The government on Thursday (July 15) issued draft drone rules, 2021 replacing the Unmanned Aircraft System Rules issued in March this year. Among several measures, the rules seek to abolish multiple approvals and propose a digital sky platform — an airspace map for drone operations segregating the entire airspace of India into red, yellow and green zones.
The draft rules come almost three weeks after a drone strike on an IAF base in Jammu, injuring two IAF personnel and leaving a hole in a room located in the technical area of the base. Drones being reportedly controlled from either across the border in Punjab and J&K or the proxies within the country are increasingly becoming a security headache with weapons being dropped from them.
In a series of tweets, Civil Aviation Minister Jyotiraditya Scindia said the policy will provide a major fillip to the drone industry and mark a stark shift from the earlier rules.
A few days back, Prime Minister Modi chaired a meeting of ministers and discussed the formulation of a policy for the traffic management of unmanned aircraft systems (UAS) or drones.
HT reported that the draft rules do away with approvals for the unique authorization number, unique prototype identification number, certificate of conformance, a certificate of maintenance, import clearance, acceptance of existing drones, operator permits, authorization of R&D organization, student remote pilot licence, remote pilot instructor authorization and drone port authorization. These rules refer to an interactive airspace map with green, yellow, and red zones for display on the Digital Sky.

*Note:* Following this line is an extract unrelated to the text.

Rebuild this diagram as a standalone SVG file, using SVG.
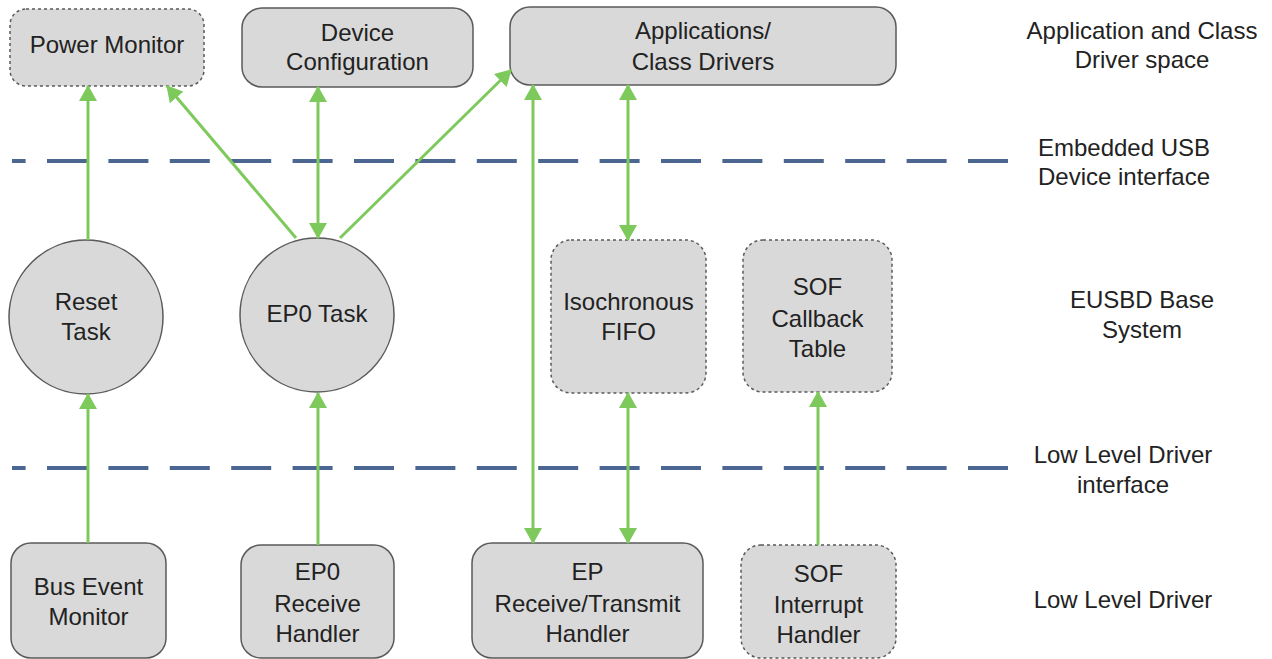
<svg xmlns="http://www.w3.org/2000/svg" width="1272" height="659" viewBox="0 0 1272 659">
<style>
.box{fill:#d9d9d9;stroke:#5a5a5a;stroke-width:1.5}
.dot{fill:#d9d9d9;stroke:#5a5a5a;stroke-width:1.5;stroke-dasharray:3 3}
.t{font-family:"Liberation Sans",Arial,sans-serif;font-size:24px;fill:#222;text-anchor:middle}
.sep{stroke:#4b6690;stroke-width:4;stroke-dasharray:40 21.4;stroke-dashoffset:26.4}
.c{stroke:#7ec95c;stroke-width:3;fill:none}
</style>
<defs>
<marker id="ah" viewBox="0 0 16 18" refX="15" refY="9" markerWidth="16" markerHeight="18" markerUnits="userSpaceOnUse" orient="auto-start-reverse">
<path d="M0,0 L16,9 L0,18 z" fill="#7ec95c"/>
</marker>
</defs>
<rect width="1272" height="659" fill="#ffffff"/>
<g id="separators">
<line class="sep" x1="12" y1="161" x2="1010" y2="161"/>
<line class="sep" x1="12" y1="468" x2="1010" y2="468"/>
</g>
<g id="labels">
<text class="t" x="1142" y="39">Application and Class</text>
<text class="t" x="1142" y="68">Driver space</text>
<text class="t" x="1124" y="156">Embedded USB</text>
<text class="t" x="1124" y="185">Device interface</text>
<text class="t" x="1142" y="308">EUSBD Base</text>
<text class="t" x="1142" y="338">System</text>
<text class="t" x="1123" y="463">Low Level Driver</text>
<text class="t" x="1123" y="493">interface</text>
<text class="t" x="1123" y="608">Low Level Driver</text>
</g>
<g id="power-monitor">
<rect class="dot" x="10" y="9" width="194" height="77" rx="16"/>
<text class="t" x="107" y="53">Power Monitor</text>
</g>
<g id="device-configuration">
<rect class="box" x="242" y="8" width="231" height="79" rx="20"/>
<text class="t" x="357.5" y="41">Device</text>
<text class="t" x="357.5" y="70">Configuration</text>
</g>
<g id="applications">
<rect class="box" x="510" y="7" width="386" height="78" rx="20"/>
<text class="t" x="703" y="39">Applications/</text>
<text class="t" x="703" y="70">Class Drivers</text>
</g>
<g id="reset-task">
<circle class="box" cx="86" cy="317" r="77"/>
<text class="t" x="86" y="310">Reset</text>
<text class="t" x="86" y="340">Task</text>
</g>
<g id="ep0-task">
<circle class="box" cx="317" cy="315" r="77"/>
<text class="t" x="317" y="322">EP0 Task</text>
</g>
<g id="isochronous-fifo">
<rect class="dot" x="551" y="240" width="155" height="153" rx="20"/>
<text class="t" x="628.5" y="310">Isochronous</text>
<text class="t" x="628.5" y="340">FIFO</text>
</g>
<g id="sof-callback-table">
<rect class="dot" x="743" y="240" width="149" height="152" rx="20"/>
<text class="t" x="817.5" y="295">SOF</text>
<text class="t" x="817.5" y="327">Callback</text>
<text class="t" x="817.5" y="357">Table</text>
</g>
<g id="bus-event-monitor">
<rect class="box" x="11" y="543" width="155" height="115" rx="20"/>
<text class="t" x="88.5" y="595">Bus Event</text>
<text class="t" x="88.5" y="625">Monitor</text>
</g>
<g id="ep0-receive-handler">
<rect class="box" x="241" y="545" width="153" height="113" rx="20"/>
<text class="t" x="317.5" y="580">EP0</text>
<text class="t" x="317.5" y="612">Receive</text>
<text class="t" x="317.5" y="642">Handler</text>
</g>
<g id="ep-receive-transmit-handler">
<rect class="box" x="472" y="543" width="231" height="115" rx="20"/>
<text class="t" x="587.5" y="580">EP</text>
<text class="t" x="587.5" y="612">Receive/Transmit</text>
<text class="t" x="587.5" y="642">Handler</text>
</g>
<g id="sof-interrupt-handler">
<rect class="dot" x="741" y="545" width="155" height="113" rx="20"/>
<text class="t" x="818.5" y="582">SOF</text>
<text class="t" x="818.5" y="613">Interrupt</text>
<text class="t" x="818.5" y="643">Handler</text>
</g>
<g id="connectors">
<line class="c" x1="88" y1="240" x2="88" y2="86" marker-end="url(#ah)"/>
<line class="c" x1="296" y1="238" x2="167" y2="86" marker-end="url(#ah)"/>
<line class="c" x1="318" y1="238" x2="318" y2="87" marker-start="url(#ah)" marker-end="url(#ah)"/>
<line class="c" x1="340" y1="238" x2="511" y2="70" marker-end="url(#ah)"/>
<line class="c" x1="533" y1="543" x2="533" y2="85" marker-start="url(#ah)" marker-end="url(#ah)"/>
<line class="c" x1="628" y1="240" x2="628" y2="85" marker-start="url(#ah)" marker-end="url(#ah)"/>
<line class="c" x1="628" y1="543" x2="628" y2="393" marker-start="url(#ah)" marker-end="url(#ah)"/>
<line class="c" x1="88" y1="543" x2="88" y2="394" marker-end="url(#ah)"/>
<line class="c" x1="318" y1="545" x2="318" y2="393" marker-end="url(#ah)"/>
<line class="c" x1="818" y1="545" x2="818" y2="392" marker-end="url(#ah)"/>
</g>
</svg>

Digital Sky is an online platform hosted by the Directorate General of Civil Aviation (DGCA) for activities related to the management of drones in India.
“The government may, within 30 days of the date of notification of these rules, publish on the digital sky platform, an airspace map for drone operations segregating the entire airspace of India into red, yellow and green zones, with a horizontal resolution equal or finer than 10 metre,” the draft rules say.

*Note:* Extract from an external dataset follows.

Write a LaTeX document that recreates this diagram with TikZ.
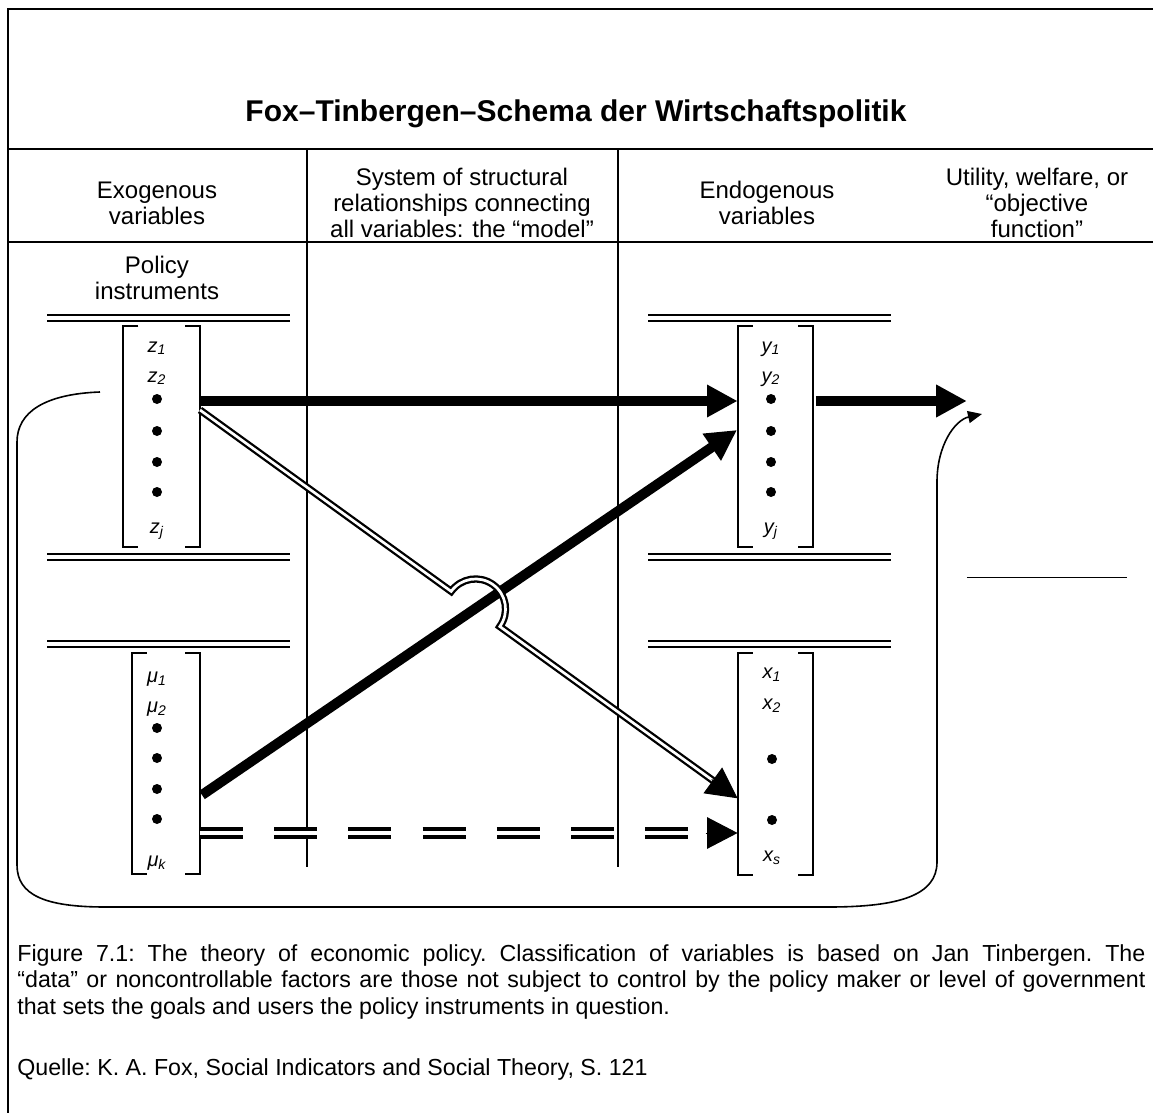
\documentclass[tikz,border=0pt]{standalone}
\usepackage{fontspec}
\setmainfont{Liberation Sans}
\usetikzlibrary{arrows.meta,calc,positioning}

\tikzset{
  frameline/.style={line width=1.1pt},
  colline/.style={line width=1pt},
  rail/.style={line width=1.15pt, double=white, double distance=1.7pt},
  bracket/.style={line width=1pt},
  entry/.style={font=\itshape, anchor=base, inner sep=0pt},
  vdot/.style={circle, fill, inner sep=0pt, minimum size=5pt},
  headtext/.style={align=center, inner sep=0pt, font=\fontsize{12}{13}\selectfont},
  bigarrow/.style={line width=5pt, -{Triangle[length=15.3pt, width=15.3pt]}},
  bridge/.style={line width=1.15pt, double=white, double distance=1.35pt, shorten >=14pt},
  datadash/.style={line width=2pt, double=white, double distance=2.1pt, dash pattern=on 21.5pt off 15.6pt, shorten >=14pt},
  headonly/.style={line width=0.5pt, -{Triangle[length=15.3pt, width=15.8pt]}},
  feedback/.style={line width=0.8pt, -{Triangle[length=7pt, width=6pt]}},
  captiontext/.style={inner sep=0pt, font=\fontsize{11.6}{13.3}\selectfont\frenchspacing},
}

% square bracket round a column vector, from its corners #1-nw and #1-se
\newcommand{\vecbracket}[1]{%
  \draw[bracket] ([xshift=7.5pt]#1-nw) -- (#1-nw) -- (#1-nw |- #1-se) -- ([xshift=7.5pt]#1-nw |- #1-se);
  \draw[bracket] ([xshift=-7.5pt]#1-se |- #1-nw) -- (#1-se |- #1-nw) -- (#1-se) -- ([xshift=-7.5pt]#1-se);
}

\begin{document}
\begin{tikzpicture}[x=0.5pt, y=-0.5pt, font=\fontsize{12}{13.8}\selectfont]
    \useasboundingbox (0,0) rectangle (1153,1113);

    % frame and table rules
    \draw[frameline] (8,1113) -- (8,9) -- (1153,9);
    \draw[frameline] (8,149) -- (1153,149);
    \draw[frameline] (8,242) -- (1153,242);
    \draw[colline] (306.7,149) -- (306.7,867);
    \draw[colline] (617.6,149) -- (617.6,867);

    \node[font=\fontsize{15}{17}\selectfont\bfseries] (title) at (576,114) {Fox–Tinbergen–Schema der Wirtschaftspolitik};

    % column heads
    \node[headtext] (exo) at (157,203) {Exogenous\\variables};
    \node[headtext] (model) at (462,203) {System of structural\\relationships connecting\\all variables: the “model”};
    \node[headtext] (endo) at (767,203) {Endogenous\\variables};
    \node[headtext] (util) at (1037,203) {Utility, welfare, or\\“objective\\function”};
    \node[headtext] (policy) at (157,278) {Policy\\instruments};

    % double rails
    \foreach \y in {318,557,644} {
        \draw[rail] (47,\y) -- (290,\y);
        \draw[rail] (648,\y) -- (891,\y);
    }

    % vectors
    \coordinate (zvec-nw) at (123.3,325.7);  \coordinate (zvec-se) at (200,546.7);
    \coordinate (yvec-nw) at (737.6,326);    \coordinate (yvec-se) at (813.4,547);
    \coordinate (muvec-nw) at (131.7,652.7); \coordinate (muvec-se) at (200,874);
    \coordinate (xvec-nw) at (737.6,652.7);  \coordinate (xvec-se) at (813.4,875);
    \foreach \v in {zvec,yvec,muvec,xvec} {\vecbracket{\v}}

    \node[entry] (z1) at (157,352) {z\textsubscript{1}};
    \node[entry] (z2) at (157,382) {z\textsubscript{2}};
    \node[entry] (zj) at (157,533) {z\textsubscript{j}};
    \node[entry] (y1) at (771,352) {y\textsubscript{1}};
    \node[entry] (y2) at (771,382) {y\textsubscript{2}};
    \node[entry] (yj) at (771,533) {y\textsubscript{j}};
    \foreach \y [count=\i] in {399,431,462,492} {
        \node[vdot] (zd\i) at (157,\y) {};
        \node[vdot] (yd\i) at (771,\y) {};
    }

    \node[entry] (mu1) at (157,682) {μ\textsubscript{1}};
    \node[entry] (mu2) at (157,712) {μ\textsubscript{2}};
    \node[entry] (muk) at (157,866) {μ\textsubscript{k}};
    \foreach \y [count=\i] in {728,758,789,819} {
        \node[vdot] (mud\i) at (157,\y) {};
    }
    \node[entry] (x1) at (772,678) {x\textsubscript{1}};
    \node[entry] (x2) at (772,709) {x\textsubscript{2}};
    \node[entry] (xs) at (772,861) {x\textsubscript{s}};
    \node[vdot] (xd1) at (772,759) {};
    \node[vdot] (xd2) at (772,820) {};

    % connectors
    \coordinate (zport1) at (200,401);    \coordinate (yport1) at (737.6,401);
    \coordinate (yport2) at (815.9,401);  \coordinate (goal) at (966.8,401);
    \coordinate (muport1) at (202,795);   \coordinate (yport3) at (737,430);
    \coordinate (zport2) at (200,410);    \coordinate (xport1) at (737.6,798.3);
    \coordinate (bridgeA) at (451.2,591.4);
    \coordinate (muport2) at (200,833);   \coordinate (xport2) at (737.6,833);

    \draw[bigarrow] (zport1) -- (yport1);
    \draw[bigarrow] (yport2) -- (goal);
    \draw[bigarrow] (muport1) -- (yport3);
    \draw[bridge] (zport2) -- (bridgeA) arc[start angle=144.16, end angle=-35.84, radius=15pt] -- (xport1);
    \draw[headonly] ($(xport1)!16pt!(zport2)$) -- (xport1);
    \draw[datadash] (muport2) -- (xport2);
    \draw[headonly] ($(xport2)!16pt!(muport2)$) -- (xport2);

    % feedback loop
    \coordinate (fbstart) at (100,392);
    \coordinate (fbend) at (982,414);
    \draw[feedback] (fbstart) .. controls (45,394) and (17,412) .. (17,442) -- (17,865)
        .. controls (17,895) and (45,907) .. (105,907) -- (829,907)
        .. controls (900,907) and (937,895) .. (937,862) -- (937,482)
        .. controls (937,445) and (955,420) .. (fbend);
    \draw[line width=0.8pt] (966.8,577.3) -- (1127.3,577.3);

    % caption
    \node[captiontext, anchor=north west, text width=564pt, align=justify] (caption) at (17,944)
        {Figure 7.1: The theory of economic policy. Classification of variables is based on Jan Tinbergen. The\linebreak
         “data” or noncontrollable factors are those not subject to control by the policy maker or level of government\linebreak
         that sets the goals and users the policy instruments in question.};
    \node[captiontext, anchor=base west] (source) at (17,1075) {Quelle: K. A. Fox, Social Indicators and Social Theory, S. 121};
\end{tikzpicture}
\end{document}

The yellow zone has been reduced from 45 km to 12 km from the airport perimeters. No flight permission will be required up to 400 feet in green zones and up to 200 feet in the areas between 8 and 12 km from airport perimeters, HT said.
Green zone is the airspace from the ground up to a vertical distance of 400 feet (120 metre) above ground level (AGL) for drone operations and the airspace from the ground up to a vertical distance of 200 feet (60 metre) AGL in the area located between a lateral distance of 8 km and 12 km from the perimeter of an operational airport.

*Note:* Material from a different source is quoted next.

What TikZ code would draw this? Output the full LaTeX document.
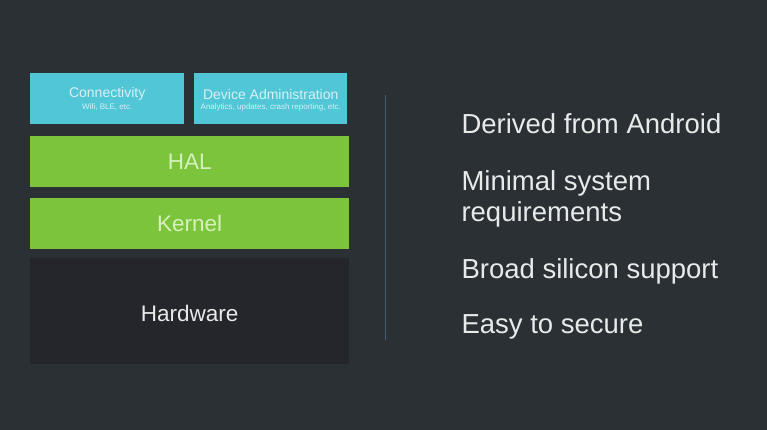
\documentclass[tikz,border=0pt]{standalone}
\usepackage{fontspec}
\setmainfont{Liberation Sans}
\definecolor{slidebg}{RGB}{42, 48, 52}
\definecolor{layercyan}{RGB}{80, 198, 214}
\definecolor{layergreen}{RGB}{124, 196, 60}
\definecolor{hwdark}{RGB}{36, 38, 43}
\definecolor{dividerblue}{RGB}{66, 94, 112}
\definecolor{softwhite}{RGB}{232, 234, 234}
\definecolor{palegreen}{RGB}{214, 240, 190}
\definecolor{palecyan}{RGB}{215, 242, 246}

\begin{document}
\begin{tikzpicture}[x=1pt, y=-1pt,
    layer/.style={rectangle, inner sep=0pt, anchor=north west},
    toplayer/.style={layer, fill=layercyan, minimum width=154pt, minimum height=51pt},
    midlayer/.style={layer, fill=layergreen, minimum width=319pt, minimum height=51pt},
    bigtitle/.style={font=\fontsize{22.5}{26}\selectfont},
    point/.style={anchor=west, text=softwhite, font=\fontsize{27.5}{31}\selectfont, align=left}]
        \fill[slidebg] (0,0) rectangle (767,430);
        \useasboundingbox (0,0) rectangle (767,430);
        % stack of layers
        \node[toplayer] (conn) at (30,73) {};
        \node[toplayer, minimum width=153pt] (devadm) at (194,73) {};
        \node[midlayer] (hal) at (30,136) {};
        \node[midlayer] (kernel) at (30,198) {};
        \node[layer, fill=hwdark, minimum width=319pt, minimum height=106pt] (hw) at (30,258) {};
        % labels
        \node[text=palecyan, font=\fontsize{14}{15}\selectfont] at ([yshift=4.5pt]conn.center) {Connectivity};
        \node[text=palecyan, font=\fontsize{8}{9}\selectfont] at ([yshift=-8.5pt]conn.center) {Wifi, BLE, etc.};
        \node[text=palecyan, font=\fontsize{14}{15}\selectfont] at ([yshift=4.5pt]devadm.center) {Device Administration};
        \node[text=palecyan, font=\fontsize{8}{9}\selectfont] at ([yshift=-8.5pt]devadm.center) {Analytics, updates, crash reporting, etc.};
        \node[text=palegreen, bigtitle] at (hal.center) {HAL};
        \node[text=palegreen, bigtitle] at (kernel.center) {Kernel};
        \node[text=softwhite, bigtitle] at ([yshift=-2pt]hw.center) {Hardware};
        % divider
        \coordinate (divtop) at (385,95);
        \coordinate (divbot) at (385,340);
        \draw[dividerblue, line width=1pt] (divtop) -- (divbot);
        % key points
        \node[point] (derived) at (458,124) {Derived from Android};
        \node[point] (minimal) at (458,199) {Minimal system\\requirements};
        \node[point] (silicon) at (458,271.5) {Broad silicon support};
        \node[point] (secure) at (458,326.5) {Easy to secure};
      \end{tikzpicture}
\end{document}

Red zone is the airspace of defined dimensions, above the land areas or territorial waters of India, or any installation or notified port limits specified by the government beyond the territorial waters of India within which drone operations shall be permitted only in exceptional circumstances.
“The airspace map for drone operations shall be designed to be programmatically accessible through a machine-readable Application Programming Interface (API) and interactive so that drone pilots will be able to plot their proposed flight plan and easily identify the zone(s) within which it falls so as to assess whether or not they need to make an application for prior approval,” say the rules.
Discussions on a draft policy on drones have been on for over two years. The draft policy says the integration of UAS into the National Airspace System (NAS) presents a raft of challenges, both technical and operational. Integrating the UAS operations within the current air traffic management (ATM) systems may bring in the need to equip UAS with additional hardware on board, the rules say.
“Drones are bringing the next big tech revolution around the globe with reduced costs, resources and time taken for operations. It is upon us to ride on the new wave and facilitate its uptake, especially among our startups. Way to go!” Civil Aviation Minister Jyotiraditya Scindia said.
The ability to identify and track a UAS flying in the Indian airspace will prove to be a very important capability while enabling high density, complex UAS operations, the draft policy says.
The draft policy says there will be a minimal human interface on the Digital Sky platform and most permission will be self-generated.
The Centre has relaxed several other existing rules in the draft document. It also states no pilot licence will be required for micro drones (for non-commercial use), nano drones and for R&D organizations. There will be no restriction on drone operations by foreign-owned companies registered in India. No security clearance will be required before any registration or licence issuance.